If your family does not enjoy simple sweet carrots on Rosh Hashanah, we’ve got some tasty options for you to try. These recipes will become favorites with the picky eaters in your home.

2 cups flour
2 teaspoons baking soda
2 teaspoons cinnamon
½ teaspoon kosher salt
1 cup sugar
2 cups finely shredded carrot
3 large eggs
1/2 cup canola oil
1 cup applesauce (sweetened, unsweetened, home-made or store-bought; any one is fine)
2 teaspoons vanilla extract

 Preheat oven to 350°F. Line 18 muffins cups or spray with an oil and flour baking spray.
 In a large bowl, stir together flour, baking soda, cinnamon, salt and sugar. Fold in shredded carrots.
 In a separate bowl, whisk together the eggs, oil, applesauce and vanilla. Add the flour mixture and stir just until well combined.
 Divide batter into prepared muffin cups, filling 2/3 full. Bake 18-20 minutes or until tops are puffed and golden.
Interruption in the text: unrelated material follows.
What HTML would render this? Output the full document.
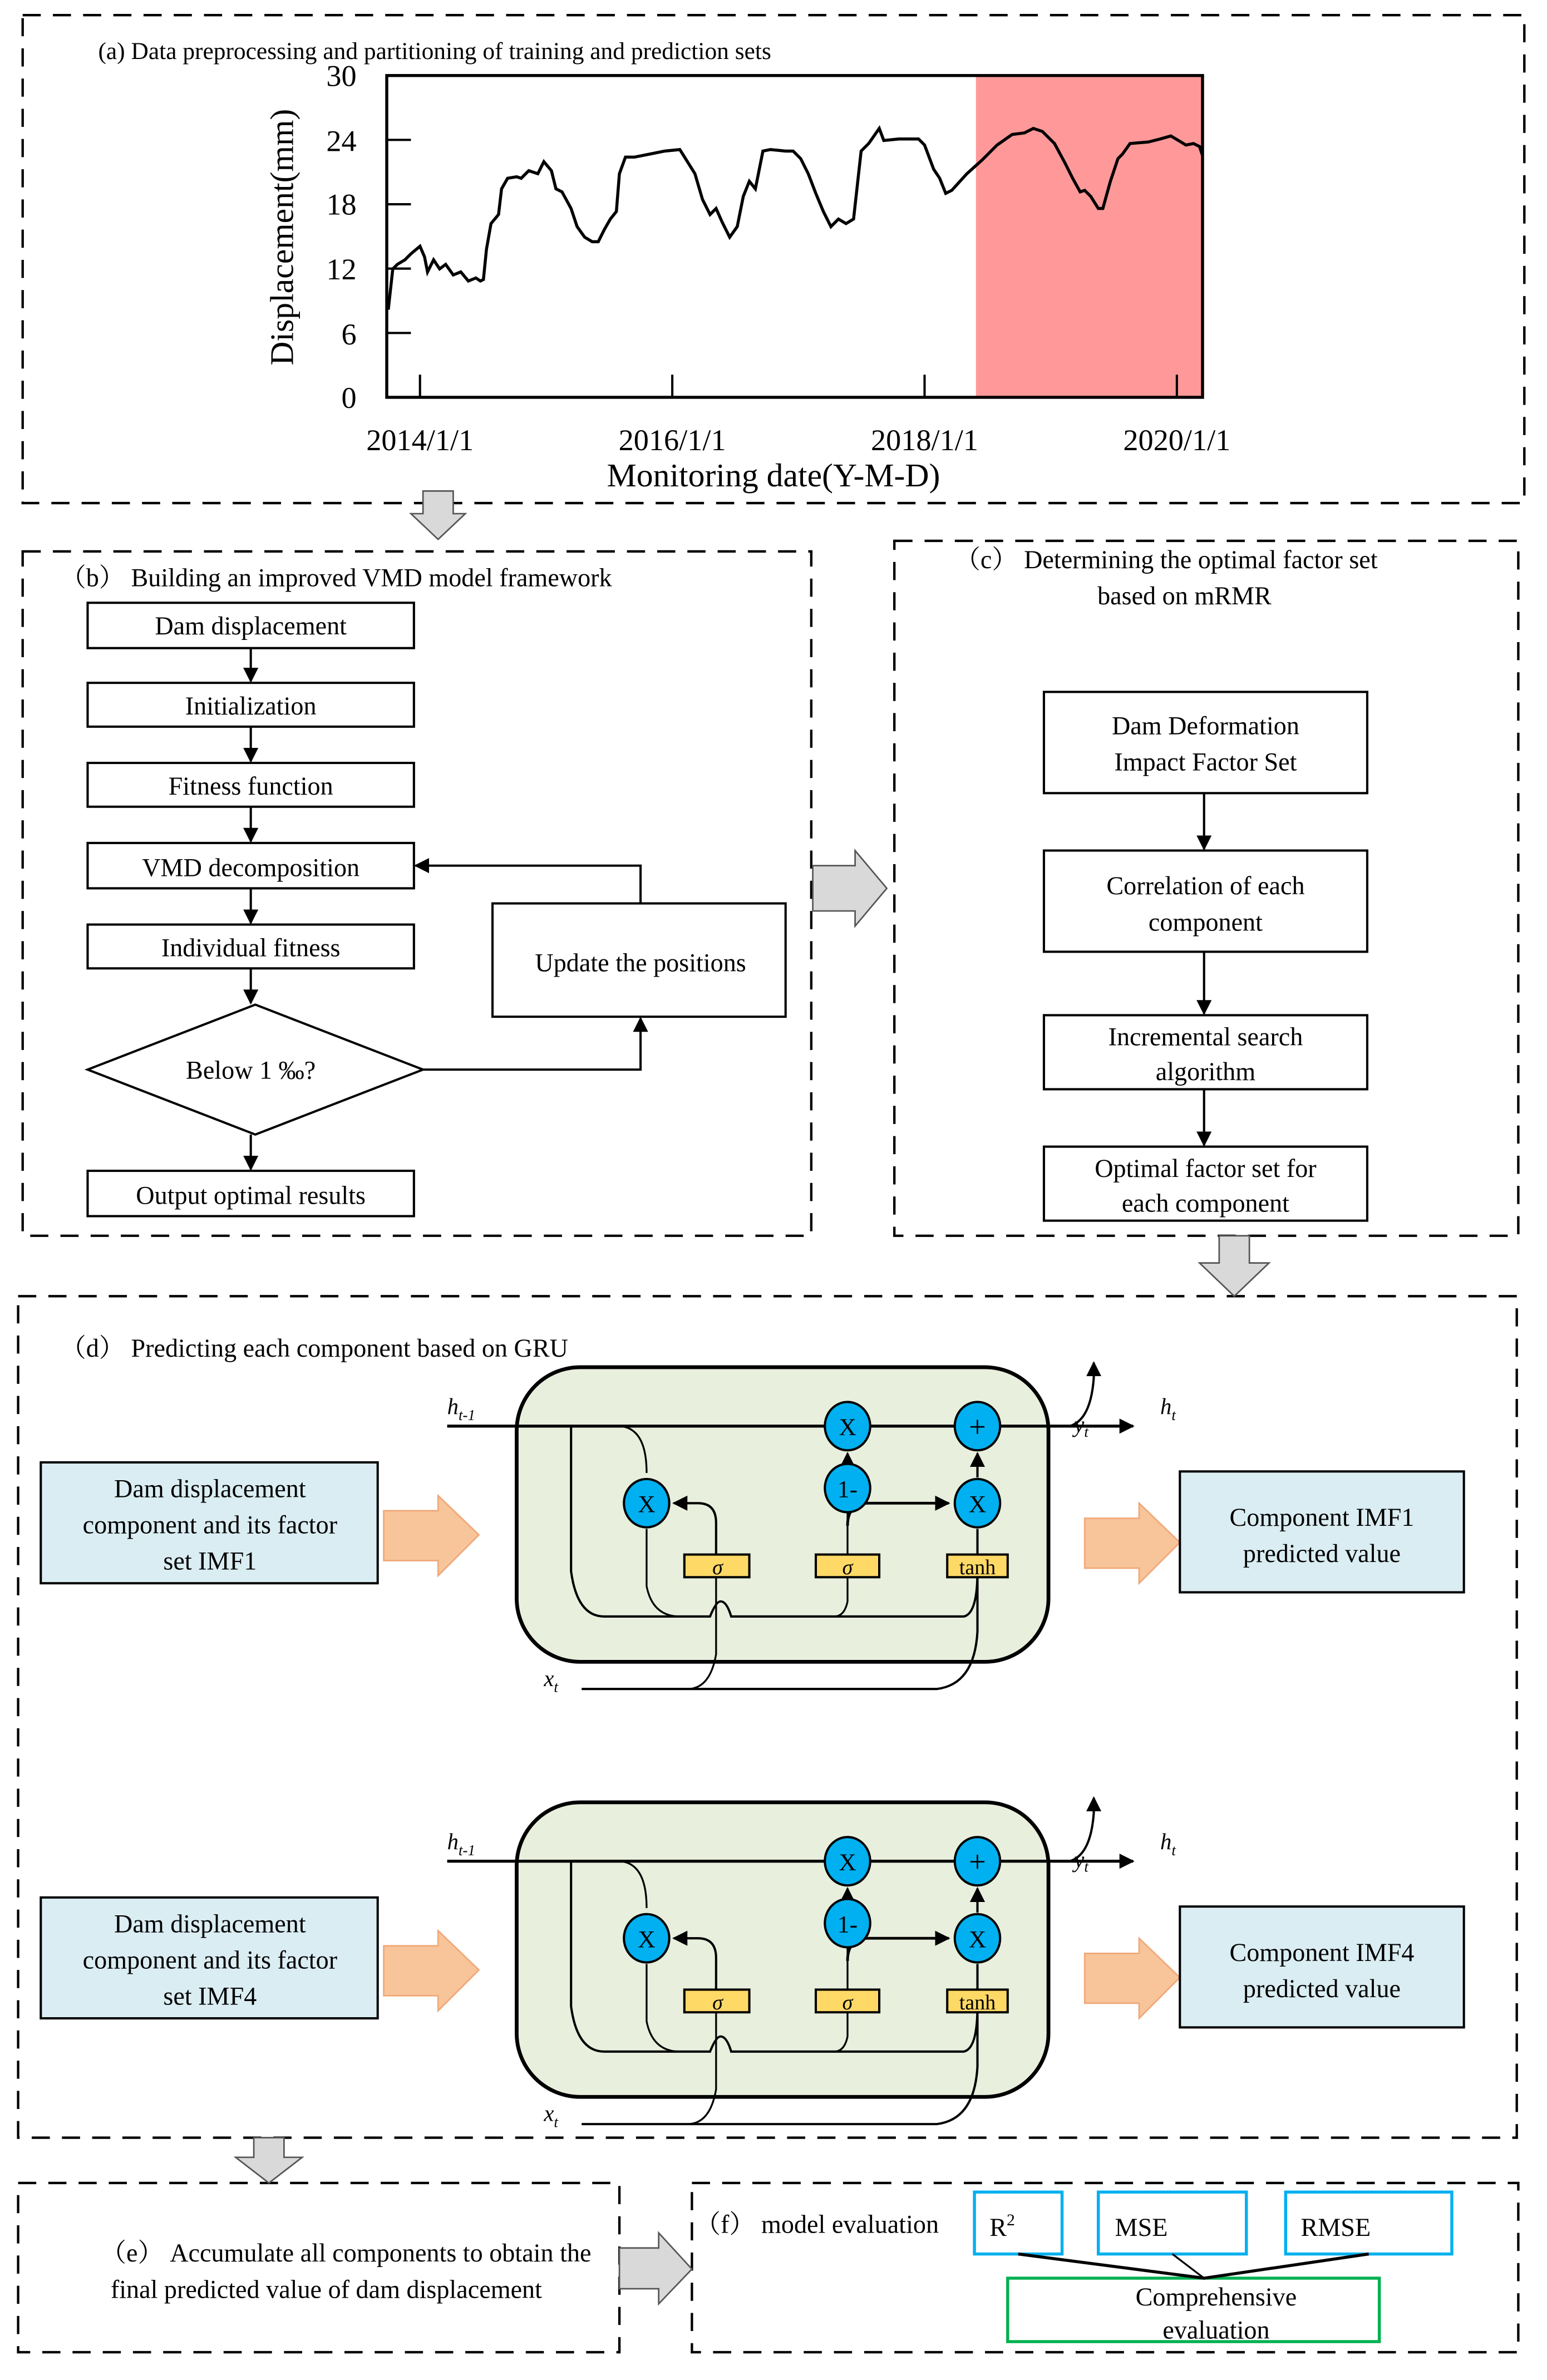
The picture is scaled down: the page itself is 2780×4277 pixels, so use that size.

Carrots also make wonderful garnishes for other foods.  Whether cooked or raw, the bright orange color adds drama to any dish.  Cutting carrots into flower shapes will wake up the plainest gefilte fish. 
Use a julienne peeler to create long shreds of carrots to top soups, pasta dishes and poached fish. 
Use a vegetable stripper to cut notches along the length of a raw carrot.  Once all the notches are cut, cut the carrot into 1 inch slices to create stars.
Use a vegetable peeler to cut long thin strips from a wide carrot.  Roll each strip and secure with a toothpick.  Place in a bowl of ice water for 30 minutes to make professional-looking carrot curls. 

However you use carrots this Rosh Hashanah, we join you in wishing for an increase in all our good deeds thereby meriting a sweet New Year!